This week I thought I’d talk more about what my specific project is and what I hope to gain from it. It was nice because when I first heard about this project, I was able to understand all the concepts being discussed because of classes I’ve taken here at the University of Minnesota! My project deals with alternative splicing factors in a signaling molecule known as Vascular Endothelial Growth Factor (VEGF). Usually VEGF has been associated with pro-angiogenic properties, which means that it’s known to help blood vessel development in humans, however there have been high levels of VEGF found in SLE patients as well as Systemic Sclerosis (SSc) patients, which is why this is a joint study with Dr.
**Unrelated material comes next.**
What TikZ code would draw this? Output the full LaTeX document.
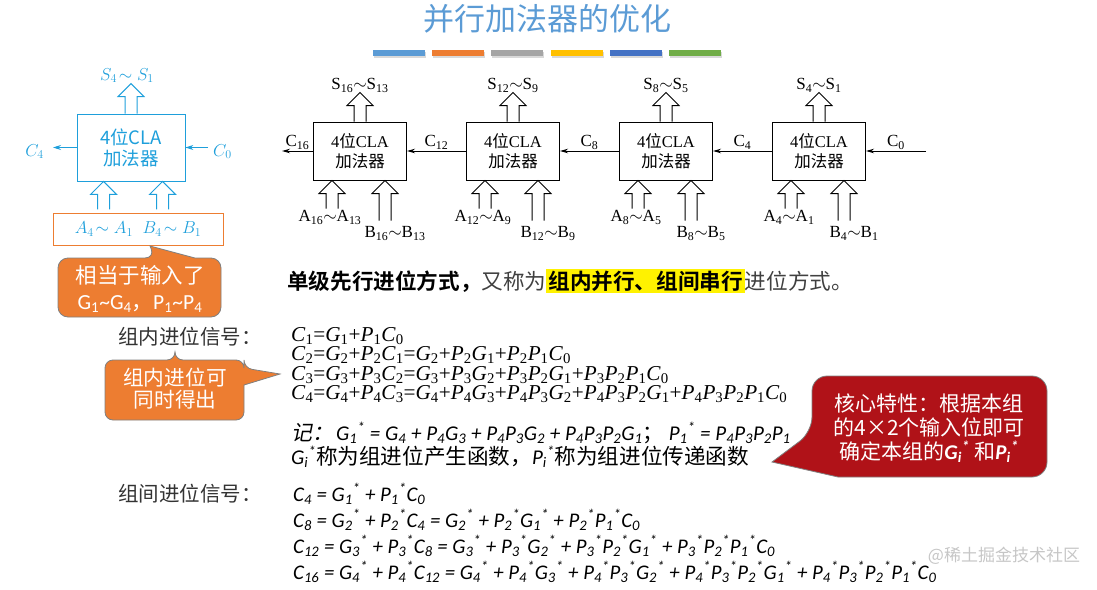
\documentclass[tikz,border=0pt]{standalone}
\usepackage{fontspec}
\setmainfont{Liberation Serif}
\newfontfamily\cjk[BoldFont={Noto Sans CJK SC Bold}]{Noto Sans CJK SC}
\newfontfamily\cjkit[FakeSlant=0.2]{Noto Sans CJK SC}
\newfontfamily\calfont{Carlito}
\usetikzlibrary{positioning,calc,arrows.meta}

\definecolor{titleblue}{HTML}{5B9BD5}
\definecolor{clablue}{HTML}{1E9FDB}
\definecolor{offorange}{HTML}{ED7D31}
\definecolor{notered}{HTML}{B01218}
\definecolor{barA}{HTML}{5B9BD5}
\definecolor{barB}{HTML}{ED7D31}
\definecolor{barC}{HTML}{A5A5A5}
\definecolor{barD}{HTML}{FFC000}
\definecolor{barE}{HTML}{4472C4}
\definecolor{barF}{HTML}{70AD47}

% variables with subscripts (and the star of the group signals)
\newcommand\tv[2]{\textit{#1}\textsubscript{#2}}
\newcommand\gv[2]{#1\textsubscript{#2}}
\newcommand\gs[2]{#1\textsubscript{#2}\textsuperscript{*}}

\tikzset{
  pics/hollow/.style={code={
    \draw[line width=1pt,pic actions] (-6,0) -- (-6,-#1+13) -- (-13,-#1+13)
      -- (0,-#1) -- (13,-#1+13) -- (6,-#1+13) -- (6,0);
  }},
}

\begin{document}
\begin{tikzpicture}[x=1pt,y=-1pt,
    cla/.style={draw, line width=1pt, minimum width=93pt, minimum height=58pt,
      inner sep=0pt, align=center, font=\fontsize{16.5}{20}\selectfont},
    carry/.style={line width=1pt, -{Stealth[length=8pt,width=4.5pt]}},
    lbl/.style={font=\fontsize{17}{17}\selectfont, inner sep=1pt},
    bluearr/.style={draw=clablue, line width=0.8pt, -{Stealth[length=8pt,width=5pt]}},
    bluelbl/.style={text=clablue, font=\fontsize{18}{18}\selectfont, inner sep=0pt},
    bubble/.style={draw=gray, line width=0.8pt},
    say/.style={text=white, align=center, inner sep=0pt},
    sidelbl/.style={anchor=west, inner sep=0pt, text=black!80, font=\cjk\fontsize{20.5}{20.5}\selectfont},
  ]
  \useasboundingbox (0,0) rectangle (1097,589);

  % title and colour bars
  \node[text=titleblue, font=\cjk\fontsize{31}{31}\selectfont] (title) at (547,19) {并行加法器的优化};
  \foreach \c [count=\i from 0] in {barA,barB,barC,barD,barE,barF} {
    \fill[black!15] ({374+\i*59.2},51.5) rectangle ++(52,6);
    \fill[\c] ({373+\i*59.2},50) rectangle ++(52,6);
  }

  % one 4-bit CLA adder (blue)
  \node[draw=clablue, line width=0.8pt, minimum width=108pt, minimum height=67pt, inner sep=0pt,
    text=clablue, font=\cjk\fontsize{18.5}{21}\selectfont, align=center] (lb) at (131,147.5) {4位CLA\\加法器};
  \node[draw=offorange, line width=0.8pt, minimum width=170pt, minimum height=32pt, inner sep=0pt,
    text=clablue, font=\fontsize{17.5}{17.5}\selectfont] (lab) at (138,229) {$A_4\!\sim A_1\;\; B_4\!\sim B_1$};
  \pic[draw=clablue,line width=0.8pt] at (lb.north) {hollow=30};
  \pic[draw=clablue,line width=0.8pt] at ($(lb.south west)+(27,28)$) {hollow=28};
  \pic[draw=clablue,line width=0.8pt] at ($(lb.south west)+(86,28)$) {hollow=28};
  \node[bluelbl] (ls) at ($(lb.north)+(-4,-38)$) {$S_4\!\sim S_1$};
  \coordinate (lc4) at (53,147.5);
  \coordinate (lc0) at (208,147.5);
  \draw[bluearr] (lb.west) -- (lc4);
  \draw[bluearr] (lc0) -- (lb.east);
  \node[bluelbl, anchor=east] (lc4t) at ($(lc4)+(-9,4)$) {$C_4$};
  \node[bluelbl, anchor=west] (lc0t) at ($(lc0)+(5,4)$) {$C_0$};

  % callout under the inputs
  \draw[bubble, fill=offorange] (58,290) [rounded corners=10pt] |- (155,258) [sharp corners]
    -- (150,246) -- (195,258) [rounded corners=10pt] -| (221,317) -| (58,290) -- cycle;
  \node[say, font=\cjk\fontsize{21.5}{26}\selectfont] (gp) at (140,289)
    {相当于输入了\\{\calfont G\textsubscript{1}\textasciitilde G\textsubscript{4}}，{\calfont P\textsubscript{1}\textasciitilde P\textsubscript{4}}};

  % four CLA adders in a chain
  \node[cla] (g4) at (819,151) {4{\cjk 位}CLA\\{\cjk 加法器}};
  \node[cla, left=59pt of g4] (g3) {4{\cjk 位}CLA\\{\cjk 加法器}};
  \node[cla, left=59pt of g3] (g2) {4{\cjk 位}CLA\\{\cjk 加法器}};
  \node[cla, left=59pt of g2] (g1) {4{\cjk 位}CLA\\{\cjk 加法器}};
  \foreach \g/\hi/\lo in {g1/16/13, g2/12/9, g3/8/5, g4/4/1} {
    \pic[draw] at (\g.north) {hollow=29};
    \pic[draw] at ($(\g.south west)+(19,28)$) {hollow=28};
    \pic[draw] at ($(\g.south west)+(72,40)$) {hollow=40};
    \node[lbl] (\g-s) at ($(\g.north)+(0,-36)$) {S\textsubscript{\hi}\ensuremath{\sim}S\textsubscript{\lo}};
    \node[lbl] (\g-a) at ($(\g.south west)+(17,37)$) {A\textsubscript{\hi}\ensuremath{\sim}A\textsubscript{\lo}};
    \node[lbl] (\g-b) at ($(\g.south west)+(82,53)$) {B\textsubscript{\hi}\ensuremath{\sim}B\textsubscript{\lo}};
  }
  \coordinate (c16) at (282,151);
  \coordinate (c0) at (926,151);
  \draw[carry] (g1.west) -- node[lbl,above] (t16) {C\textsubscript{16}} (c16);
  \draw[carry] (g2.west) -- node[lbl,above] (t12) {C\textsubscript{12}} (g1.east);
  \draw[carry] (g3.west) -- node[lbl,above] (t8) {C\textsubscript{8}} (g2.east);
  \draw[carry] (g4.west) -- node[lbl,above] (t4) {C\textsubscript{4}} (g3.east);
  \draw[carry] (c0) -- node[lbl,above] (t0) {C\textsubscript{0}} (g4.east);

  % mode sentence
  \node[anchor=west, inner sep=0pt, font=\cjk\fontsize{21.6}{24}\selectfont] (mode) at (287,281)
    {{\bfseries 单级先行进位方式，}{\color{darkgray}又称为}{\setlength{\fboxsep}{2pt}\colorbox{yellow}{\bfseries 组内并行、组间串行}}{\color{darkgray}进位方式。}};

  % carries inside a group
  \node[sidelbl] (inlbl) at (118,337) {组内进位信号：};
  \node[anchor=west, inner sep=0pt, align=left, font=\fontsize{21.2}{19.5}\selectfont] (inner) at (291,365)
    {\tv C1=\tv G1+\tv P1\tv C0\\
     \tv C2=\tv G2+\tv P2\tv C1=\tv G2+\tv P2\tv G1+\tv P2\tv P1\tv C0\\
     \tv C3=\tv G3+\tv P3\tv C2=\tv G3+\tv P3\tv G2+\tv P3\tv P2\tv G1+\tv P3\tv P2\tv P1\tv C0\\
     \tv C4=\tv G4+\tv P4\tv C3=\tv G4+\tv P4\tv G3+\tv P4\tv P3\tv G2+\tv P4\tv P3\tv P2\tv G1+\tv P4\tv P3\tv P2\tv P1\tv C0};

  \draw[bubble, fill=offorange] (175,360) [rounded corners=8pt] -| (244,368) [sharp corners]
    -- (280,374) -- (244,385) [rounded corners=8pt] |- (105,420) |- (175,360) -- cycle;
  \node[say, font=\cjk\fontsize{20.7}{22}\selectfont] (same) at (175,389) {组内进位可\\同时得出};

  % group generate / propagate
  \node[anchor=west, inner sep=0pt, align=left, font=\fontsize{21}{24}\selectfont] (note) at (291,445)
    {{\cjkit 记：}\hspace{3pt}{\calfont\itshape \gs G1 = \gv G4 + \gv P4\gv G3 + \gv P4\gv P3\gv G2 + \gv P4\gv P3\gv P2\gv G1}{\cjk ；}\
     {\calfont\itshape \gs P1 = \gv P4\gv P3\gv P2\gv P1}\\
     {\calfont\itshape \gs Gi}{\cjk\fontsize{21.6}{24}\selectfont 称为组进位产生函数，}{\calfont\itshape \gs Pi}{\cjk\fontsize{21.6}{24}\selectfont 称为组进位传递函数}};

  \draw[bubble, fill=notered] (930,376) [rounded corners=15pt] -| (812,432) [sharp corners]
    -- (772,462) -- (838,477) [rounded corners=15pt] -| (1047,376) -- cycle;
  \node[say, font=\cjk\fontsize{21}{24}\selectfont] (core) at (929,428)
    {核心特性：根据本组\\的4×2个输入位即可\\确定本组的{\calfont\bfseries\itshape \gs Gi} 和{\calfont\bfseries\itshape \gs Pi}};

  % carries between groups
  \node[sidelbl] (outlbl) at (118,494) {组间进位信号：};
  \node[anchor=west, inner sep=0pt, align=left, font=\calfont\itshape\fontsize{20.8}{26}\selectfont] (outer) at (293,533)
    {\gv C4 = \gs G1 + \gs P1\gv C0\\
     \gv C8 = \gs G2 + \gs P2\gv C4 = \gs G2 + \gs P2\gs G1 + \gs P2\gs P1\gv C0\\
     \gv C{12} = \gs G3 + \gs P3\gv C8 = \gs G3 + \gs P3\gs G2 + \gs P3\gs P2\gs G1 + \gs P3\gs P2\gs P1\gv C0\\
     \gv C{16} = \gs G4 + \gs P4\gv C{12} = \gs G4 + \gs P4\gs G3 + \gs P4\gs P3\gs G2 + \gs P4\gs P3\gs P2\gs G1 + \gs P4\gs P3\gs P2\gs P1\gv C0};

  \node[text=gray!45, font=\cjk\fontsize{17}{17}\selectfont] (wm) at (1004,556) {@稀土掘金技术社区};
\end{tikzpicture}
\end{document}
Jerry Molitor and his sclerosis clinics.
These findings didn’t make sense because common symptoms in patients with these diseases were linked to anti-angiogenic properties, which means a lack of blood vessel formation. Through research, it was discovered that there is a differing isoform of VEGF called VEGF165b that does exhibit these anti-angiogenic properties. The problem then became a way of distinguishing between these forms, since they are so similar and differ only by one distal splice site on exon 8. To solve this, we will be creating an ELISA sandwich detection assay which can detect VEGF165b and exclude VEGF from the observed results. To do this, we have to run control plasma and serum samples that has been spiked with known amounts of each isoform to test if this test even works at distinguishing between the two isoforms. Once we know that it is working properly, we can start running SLE and SSc patient samples to look for detectable levels of VEGF165b.
I’m so excited to be in the midst of this project, we just got the control samples back and it looks like the test is actually working! That means we can now move on to testing patient samples.